* [Task]:
Retype only the lines running from the beginning of the entries below to the line with "const xTicks = [0, 1, 2, 3, 4, 5, 6, 7];", both included. Do not include pictures.

* [Records provided]:
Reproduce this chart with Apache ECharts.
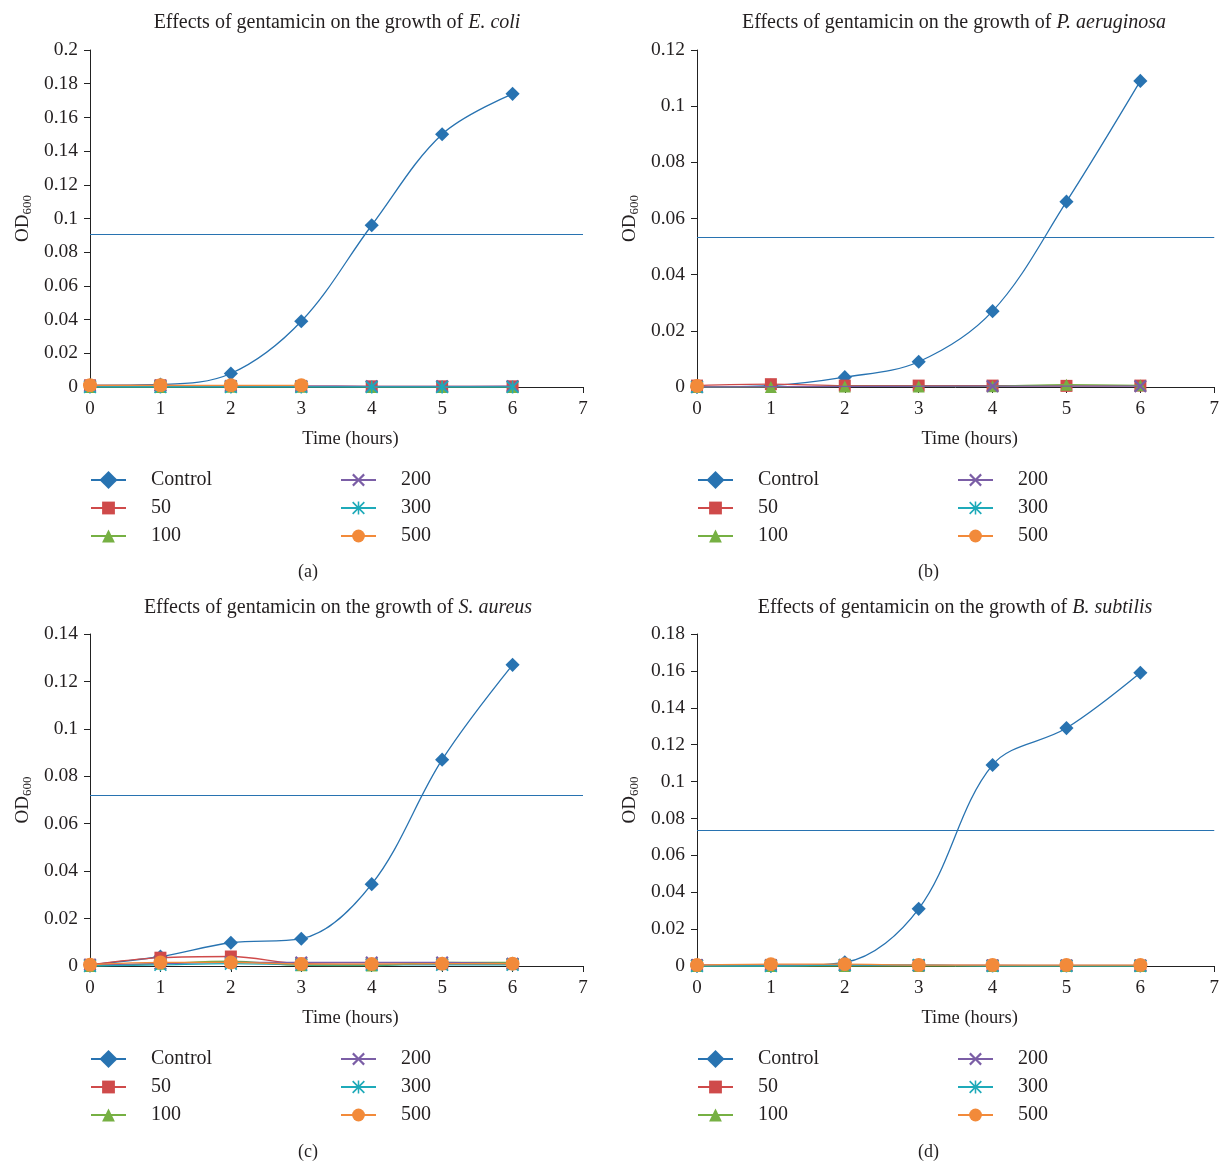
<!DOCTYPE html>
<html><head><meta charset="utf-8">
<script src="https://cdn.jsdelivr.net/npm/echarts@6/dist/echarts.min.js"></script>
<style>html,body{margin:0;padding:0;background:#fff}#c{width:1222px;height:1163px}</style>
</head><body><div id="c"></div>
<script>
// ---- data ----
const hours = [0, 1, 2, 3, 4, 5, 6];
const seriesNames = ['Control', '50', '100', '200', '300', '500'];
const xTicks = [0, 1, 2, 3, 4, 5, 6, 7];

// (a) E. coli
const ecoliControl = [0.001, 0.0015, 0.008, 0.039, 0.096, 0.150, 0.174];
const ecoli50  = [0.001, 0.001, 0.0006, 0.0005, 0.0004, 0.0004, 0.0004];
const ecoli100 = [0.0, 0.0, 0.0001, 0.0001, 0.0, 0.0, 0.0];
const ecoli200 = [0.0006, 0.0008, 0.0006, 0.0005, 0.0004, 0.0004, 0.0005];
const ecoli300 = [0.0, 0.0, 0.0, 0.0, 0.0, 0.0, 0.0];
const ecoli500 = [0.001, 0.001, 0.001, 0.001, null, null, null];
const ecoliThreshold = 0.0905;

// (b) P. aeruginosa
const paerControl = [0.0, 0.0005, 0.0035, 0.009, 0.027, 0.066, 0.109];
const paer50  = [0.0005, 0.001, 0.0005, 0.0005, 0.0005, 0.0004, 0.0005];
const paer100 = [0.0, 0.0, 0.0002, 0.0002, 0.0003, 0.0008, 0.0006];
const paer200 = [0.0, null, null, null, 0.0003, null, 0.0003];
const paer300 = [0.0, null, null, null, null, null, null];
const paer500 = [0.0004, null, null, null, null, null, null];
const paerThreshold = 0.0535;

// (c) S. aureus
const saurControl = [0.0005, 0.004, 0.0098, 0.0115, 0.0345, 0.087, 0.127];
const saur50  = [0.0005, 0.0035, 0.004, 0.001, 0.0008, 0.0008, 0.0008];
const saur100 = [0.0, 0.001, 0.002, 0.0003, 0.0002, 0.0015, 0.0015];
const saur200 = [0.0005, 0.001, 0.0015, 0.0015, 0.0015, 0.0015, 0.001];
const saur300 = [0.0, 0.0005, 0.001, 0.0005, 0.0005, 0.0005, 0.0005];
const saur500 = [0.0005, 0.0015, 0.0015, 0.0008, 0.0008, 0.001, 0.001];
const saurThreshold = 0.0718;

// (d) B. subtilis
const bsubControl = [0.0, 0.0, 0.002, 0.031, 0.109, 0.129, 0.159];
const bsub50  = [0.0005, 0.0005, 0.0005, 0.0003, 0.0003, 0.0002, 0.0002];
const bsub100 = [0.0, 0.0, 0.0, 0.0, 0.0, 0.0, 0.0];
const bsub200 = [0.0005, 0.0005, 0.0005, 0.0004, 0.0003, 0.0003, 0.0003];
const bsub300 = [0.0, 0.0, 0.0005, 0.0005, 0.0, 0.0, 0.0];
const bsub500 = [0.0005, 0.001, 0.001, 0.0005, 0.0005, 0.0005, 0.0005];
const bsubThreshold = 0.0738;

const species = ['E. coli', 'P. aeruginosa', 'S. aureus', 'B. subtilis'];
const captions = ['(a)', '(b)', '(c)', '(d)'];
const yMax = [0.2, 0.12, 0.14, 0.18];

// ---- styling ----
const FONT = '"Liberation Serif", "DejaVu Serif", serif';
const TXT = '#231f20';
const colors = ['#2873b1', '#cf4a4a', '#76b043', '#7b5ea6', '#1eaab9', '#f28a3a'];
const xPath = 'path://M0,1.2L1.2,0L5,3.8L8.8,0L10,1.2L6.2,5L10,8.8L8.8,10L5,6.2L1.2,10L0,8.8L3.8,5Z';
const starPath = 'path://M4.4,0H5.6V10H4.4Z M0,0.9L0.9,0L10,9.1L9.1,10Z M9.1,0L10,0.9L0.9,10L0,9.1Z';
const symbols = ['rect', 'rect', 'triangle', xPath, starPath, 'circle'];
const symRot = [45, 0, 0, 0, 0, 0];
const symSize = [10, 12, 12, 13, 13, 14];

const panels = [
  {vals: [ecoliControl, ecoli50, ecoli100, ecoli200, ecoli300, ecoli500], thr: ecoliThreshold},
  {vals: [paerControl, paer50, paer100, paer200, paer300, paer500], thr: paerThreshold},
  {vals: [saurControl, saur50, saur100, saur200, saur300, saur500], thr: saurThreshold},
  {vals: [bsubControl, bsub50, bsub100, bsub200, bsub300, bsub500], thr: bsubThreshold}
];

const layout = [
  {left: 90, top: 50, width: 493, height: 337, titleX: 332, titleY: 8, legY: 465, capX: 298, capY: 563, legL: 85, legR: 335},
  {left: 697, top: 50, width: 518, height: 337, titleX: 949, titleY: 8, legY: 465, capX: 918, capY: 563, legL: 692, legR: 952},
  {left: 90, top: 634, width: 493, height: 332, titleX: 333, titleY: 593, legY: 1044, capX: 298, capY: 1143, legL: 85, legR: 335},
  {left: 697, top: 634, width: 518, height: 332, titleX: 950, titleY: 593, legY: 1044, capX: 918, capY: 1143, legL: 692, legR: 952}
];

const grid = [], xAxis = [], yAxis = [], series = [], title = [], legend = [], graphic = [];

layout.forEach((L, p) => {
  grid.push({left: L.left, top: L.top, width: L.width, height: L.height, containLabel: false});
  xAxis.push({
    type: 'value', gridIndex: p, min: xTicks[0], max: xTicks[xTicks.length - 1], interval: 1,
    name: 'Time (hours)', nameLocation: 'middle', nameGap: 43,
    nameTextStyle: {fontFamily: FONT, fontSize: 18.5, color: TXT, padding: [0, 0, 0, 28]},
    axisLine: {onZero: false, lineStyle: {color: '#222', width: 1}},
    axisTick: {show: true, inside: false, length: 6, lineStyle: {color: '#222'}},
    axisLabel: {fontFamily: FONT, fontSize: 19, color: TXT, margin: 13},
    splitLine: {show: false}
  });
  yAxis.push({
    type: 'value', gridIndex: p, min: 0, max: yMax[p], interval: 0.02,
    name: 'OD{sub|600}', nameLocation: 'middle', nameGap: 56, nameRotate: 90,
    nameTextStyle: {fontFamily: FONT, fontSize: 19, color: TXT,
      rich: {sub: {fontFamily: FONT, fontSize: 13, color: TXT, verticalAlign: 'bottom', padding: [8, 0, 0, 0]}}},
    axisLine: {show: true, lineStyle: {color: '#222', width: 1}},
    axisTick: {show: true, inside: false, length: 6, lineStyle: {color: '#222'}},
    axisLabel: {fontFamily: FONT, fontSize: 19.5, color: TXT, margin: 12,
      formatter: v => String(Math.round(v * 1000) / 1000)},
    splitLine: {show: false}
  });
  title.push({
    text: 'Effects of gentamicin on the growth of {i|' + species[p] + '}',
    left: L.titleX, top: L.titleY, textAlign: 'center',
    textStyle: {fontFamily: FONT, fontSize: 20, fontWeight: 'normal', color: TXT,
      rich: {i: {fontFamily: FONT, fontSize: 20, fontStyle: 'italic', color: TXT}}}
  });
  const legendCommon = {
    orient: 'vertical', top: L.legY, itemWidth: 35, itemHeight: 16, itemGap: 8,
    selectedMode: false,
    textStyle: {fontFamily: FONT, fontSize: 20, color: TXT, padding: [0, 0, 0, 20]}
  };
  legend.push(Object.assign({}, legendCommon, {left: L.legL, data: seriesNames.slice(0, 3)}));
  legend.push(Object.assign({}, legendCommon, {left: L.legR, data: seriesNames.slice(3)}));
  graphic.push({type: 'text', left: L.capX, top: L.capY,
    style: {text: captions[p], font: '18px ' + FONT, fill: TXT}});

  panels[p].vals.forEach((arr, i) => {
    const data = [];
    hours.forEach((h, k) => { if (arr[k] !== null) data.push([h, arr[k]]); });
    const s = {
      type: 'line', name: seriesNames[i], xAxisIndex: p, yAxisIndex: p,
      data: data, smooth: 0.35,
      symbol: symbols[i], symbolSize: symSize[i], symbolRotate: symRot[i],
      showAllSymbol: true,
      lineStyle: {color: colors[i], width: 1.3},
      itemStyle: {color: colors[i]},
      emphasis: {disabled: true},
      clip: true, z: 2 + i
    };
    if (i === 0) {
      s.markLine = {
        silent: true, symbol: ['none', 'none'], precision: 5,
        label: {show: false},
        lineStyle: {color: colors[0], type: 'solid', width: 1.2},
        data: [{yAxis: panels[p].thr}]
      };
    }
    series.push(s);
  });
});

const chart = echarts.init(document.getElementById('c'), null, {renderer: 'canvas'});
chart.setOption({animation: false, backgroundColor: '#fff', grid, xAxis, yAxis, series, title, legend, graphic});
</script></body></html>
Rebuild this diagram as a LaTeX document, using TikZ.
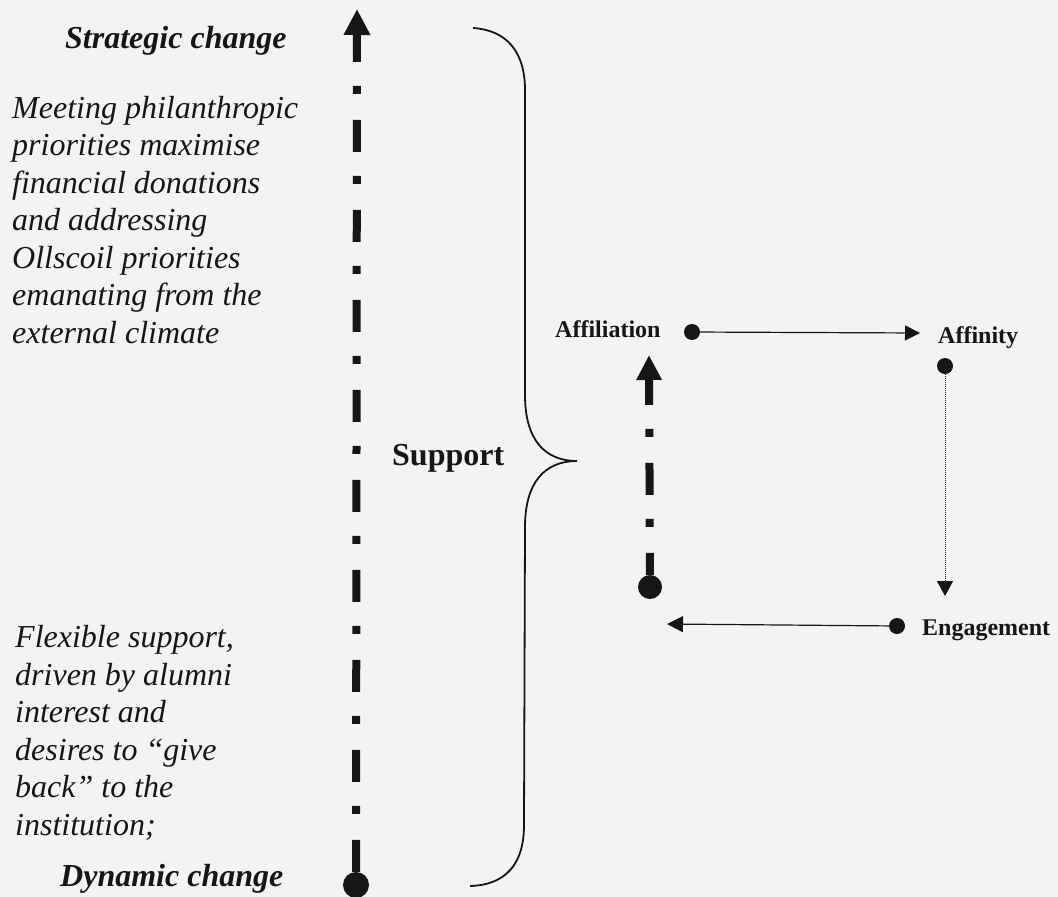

* [Task output]:
Reproduce this chart with Apache ECharts.
<!DOCTYPE html>
<html><head><meta charset="utf-8">
<script src="https://cdn.jsdelivr.net/npm/echarts@6/dist/echarts.min.js"></script>
<style>html,body{margin:0;padding:0;background:#fff}#c{width:1222px;height:1163px}</style>
</head><body><div id="c"></div>
<script>
// ---- data ----
const hours = [0, 1, 2, 3, 4, 5, 6];
const seriesNames = ['Control', '50', '100', '200', '300', '500'];
const xTicks = [0, 1, 2, 3, 4, 5, 6, 7];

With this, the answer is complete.